Which means that for most orchards, they really don't have a choice in what they can grow. And so, for the time being, they must opt for the apple whose trees grow too tall too fast, don't absorb enough calcium, and produce fruit that is both too big for it's own good and has thin skin that attracts birds and other critters. Shanker and Mulvaney report that orchards are lucky to see a 60% yield from their Honeycrisp trees.

That's not to say that you should stop eating the Honeycrisp, but maybe it's worth exploring other options. The beauty of apples is that there are so many varieties. Apples for eating, apples for baking, apples that pair better with cheese or other that are best in an afternoon yogurt.

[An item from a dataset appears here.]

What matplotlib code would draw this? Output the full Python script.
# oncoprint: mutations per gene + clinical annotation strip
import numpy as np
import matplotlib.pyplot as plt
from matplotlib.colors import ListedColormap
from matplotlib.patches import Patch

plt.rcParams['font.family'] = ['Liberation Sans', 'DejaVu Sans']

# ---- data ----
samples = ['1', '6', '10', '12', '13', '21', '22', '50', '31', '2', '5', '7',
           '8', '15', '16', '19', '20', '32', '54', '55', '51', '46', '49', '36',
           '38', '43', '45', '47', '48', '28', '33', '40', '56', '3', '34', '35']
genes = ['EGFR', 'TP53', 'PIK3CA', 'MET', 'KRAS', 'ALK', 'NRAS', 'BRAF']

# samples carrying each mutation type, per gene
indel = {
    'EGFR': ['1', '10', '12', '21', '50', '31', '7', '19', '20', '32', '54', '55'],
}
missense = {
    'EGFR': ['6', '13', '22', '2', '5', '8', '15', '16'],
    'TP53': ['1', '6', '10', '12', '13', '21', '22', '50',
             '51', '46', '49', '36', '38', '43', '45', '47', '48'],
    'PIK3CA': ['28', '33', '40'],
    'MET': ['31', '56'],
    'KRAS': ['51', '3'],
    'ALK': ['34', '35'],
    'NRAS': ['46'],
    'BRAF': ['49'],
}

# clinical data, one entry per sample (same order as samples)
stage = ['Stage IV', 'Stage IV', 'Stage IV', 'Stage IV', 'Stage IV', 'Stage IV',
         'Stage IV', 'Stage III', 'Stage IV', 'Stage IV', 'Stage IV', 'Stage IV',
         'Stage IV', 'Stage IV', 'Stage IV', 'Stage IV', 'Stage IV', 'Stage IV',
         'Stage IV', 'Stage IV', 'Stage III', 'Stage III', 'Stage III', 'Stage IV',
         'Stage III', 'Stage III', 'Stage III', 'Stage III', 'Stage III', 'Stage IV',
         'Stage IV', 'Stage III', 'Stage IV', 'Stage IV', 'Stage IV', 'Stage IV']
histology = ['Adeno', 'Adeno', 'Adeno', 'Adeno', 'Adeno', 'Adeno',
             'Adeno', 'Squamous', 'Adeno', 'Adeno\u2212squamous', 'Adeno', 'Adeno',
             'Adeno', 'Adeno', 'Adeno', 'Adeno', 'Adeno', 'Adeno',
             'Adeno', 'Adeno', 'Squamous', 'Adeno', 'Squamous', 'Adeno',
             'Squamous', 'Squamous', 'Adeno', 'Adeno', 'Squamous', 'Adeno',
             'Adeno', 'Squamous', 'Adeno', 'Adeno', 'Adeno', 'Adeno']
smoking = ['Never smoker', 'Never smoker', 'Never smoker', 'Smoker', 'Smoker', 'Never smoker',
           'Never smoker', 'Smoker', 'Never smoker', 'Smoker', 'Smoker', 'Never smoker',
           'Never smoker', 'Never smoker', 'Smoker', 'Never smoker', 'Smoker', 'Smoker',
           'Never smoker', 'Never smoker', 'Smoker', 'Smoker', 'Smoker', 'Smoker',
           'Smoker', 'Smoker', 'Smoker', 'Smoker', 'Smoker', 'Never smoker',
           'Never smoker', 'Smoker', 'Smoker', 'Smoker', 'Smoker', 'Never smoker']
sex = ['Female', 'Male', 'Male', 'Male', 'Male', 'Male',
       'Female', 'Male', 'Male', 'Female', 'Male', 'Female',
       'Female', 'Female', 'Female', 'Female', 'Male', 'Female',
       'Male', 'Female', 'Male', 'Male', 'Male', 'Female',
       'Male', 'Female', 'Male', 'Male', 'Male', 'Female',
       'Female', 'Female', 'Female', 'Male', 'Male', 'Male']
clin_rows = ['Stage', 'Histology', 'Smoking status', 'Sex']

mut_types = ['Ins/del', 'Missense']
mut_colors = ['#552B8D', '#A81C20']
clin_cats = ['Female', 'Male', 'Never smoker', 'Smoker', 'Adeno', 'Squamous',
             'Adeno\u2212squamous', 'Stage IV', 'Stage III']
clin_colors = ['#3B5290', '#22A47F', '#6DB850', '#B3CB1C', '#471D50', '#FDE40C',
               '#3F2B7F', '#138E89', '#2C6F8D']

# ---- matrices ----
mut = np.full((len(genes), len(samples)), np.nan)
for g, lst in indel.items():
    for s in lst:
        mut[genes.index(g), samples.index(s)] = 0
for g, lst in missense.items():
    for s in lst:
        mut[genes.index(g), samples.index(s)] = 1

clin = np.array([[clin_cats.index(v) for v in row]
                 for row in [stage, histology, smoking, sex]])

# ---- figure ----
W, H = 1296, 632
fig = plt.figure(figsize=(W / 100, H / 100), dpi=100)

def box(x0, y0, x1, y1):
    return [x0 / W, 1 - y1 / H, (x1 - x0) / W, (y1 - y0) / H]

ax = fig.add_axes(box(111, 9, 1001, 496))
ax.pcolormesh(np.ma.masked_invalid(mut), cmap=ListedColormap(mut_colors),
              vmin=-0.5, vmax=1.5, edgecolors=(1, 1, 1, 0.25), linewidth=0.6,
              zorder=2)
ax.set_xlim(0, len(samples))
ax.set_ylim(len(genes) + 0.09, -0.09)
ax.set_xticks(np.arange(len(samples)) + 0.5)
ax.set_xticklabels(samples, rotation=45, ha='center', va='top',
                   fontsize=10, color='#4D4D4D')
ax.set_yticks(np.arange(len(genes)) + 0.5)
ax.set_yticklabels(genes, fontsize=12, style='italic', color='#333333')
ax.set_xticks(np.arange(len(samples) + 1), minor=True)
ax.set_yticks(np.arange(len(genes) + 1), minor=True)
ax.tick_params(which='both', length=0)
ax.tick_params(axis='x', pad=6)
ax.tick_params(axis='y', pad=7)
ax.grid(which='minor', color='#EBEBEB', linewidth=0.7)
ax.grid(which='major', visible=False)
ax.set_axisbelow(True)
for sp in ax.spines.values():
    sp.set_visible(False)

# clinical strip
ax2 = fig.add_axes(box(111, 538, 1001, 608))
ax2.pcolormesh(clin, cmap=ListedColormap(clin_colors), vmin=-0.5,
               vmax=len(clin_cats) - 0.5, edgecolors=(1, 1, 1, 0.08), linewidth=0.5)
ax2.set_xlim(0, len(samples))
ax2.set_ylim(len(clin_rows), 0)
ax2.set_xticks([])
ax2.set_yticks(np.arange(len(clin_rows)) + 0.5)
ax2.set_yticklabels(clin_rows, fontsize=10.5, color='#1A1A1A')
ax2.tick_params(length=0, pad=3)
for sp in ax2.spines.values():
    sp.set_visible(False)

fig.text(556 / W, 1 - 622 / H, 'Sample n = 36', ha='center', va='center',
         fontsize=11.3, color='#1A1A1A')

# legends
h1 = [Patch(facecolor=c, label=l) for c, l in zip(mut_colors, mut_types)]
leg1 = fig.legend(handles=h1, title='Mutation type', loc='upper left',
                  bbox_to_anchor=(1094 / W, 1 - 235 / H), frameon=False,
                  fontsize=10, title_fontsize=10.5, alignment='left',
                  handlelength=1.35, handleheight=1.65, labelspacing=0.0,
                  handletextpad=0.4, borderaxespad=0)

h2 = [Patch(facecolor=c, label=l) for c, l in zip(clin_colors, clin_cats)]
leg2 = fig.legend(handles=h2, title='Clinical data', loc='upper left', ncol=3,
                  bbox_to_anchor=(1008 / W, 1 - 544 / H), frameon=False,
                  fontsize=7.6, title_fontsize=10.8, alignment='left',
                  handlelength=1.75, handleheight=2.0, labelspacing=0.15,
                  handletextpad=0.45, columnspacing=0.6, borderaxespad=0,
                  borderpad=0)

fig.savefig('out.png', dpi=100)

I know this sounds corny, but life is best enjoyed with its imperfections. Demanding that our produce be the most perfect version of that thing is just… so boring? The beauty of food and cooking is that you can combine ingredients, using the flaws of one to compensate for the flaws in another. 

[Bloomberg]

The Grinch Fucks

Earlier this week, DNA sequencing company 23andMe unveiled a brilliant new advertising promotion with the upcoming Benedict Cumberbatch-led Grinch movie. In it, 23andMe announced that they had analyzed the Grinch's DNA, and found the markers that explain why he is able to shimmy up and down chimneys, explain his fond love of salt and prove his affinity for coffee is indeed genetic.

Like most movie promotions, you can hardly roll your eyes hard enough at a clumsy amalgamation of Brand Objectives. But, I think, here is a rare moment in which the advertising campaign for a film actually deepen and furthers the lore of the property at hand.

You see, conducting a DNA test on the Grinch is a tacit admission that not only does DNA exists in the Grinch universe, but that the Grinch presumably has human DNA that 23andMe can analyze. Now, here's the crucial part: Just how is DNA passed on? Just how does the genetic memory of uncountable generations of humans get passed onto future generations of humans? That's right buddy. Sex.

This is what 23andMe and the executives over at Illumination signed off on. They, seemingly, want you to know that the Grinch is the product of a Mommy Grinch and a Daddy Grinch who love each other very, very much. And that, one day, maybe this Grinch, will too.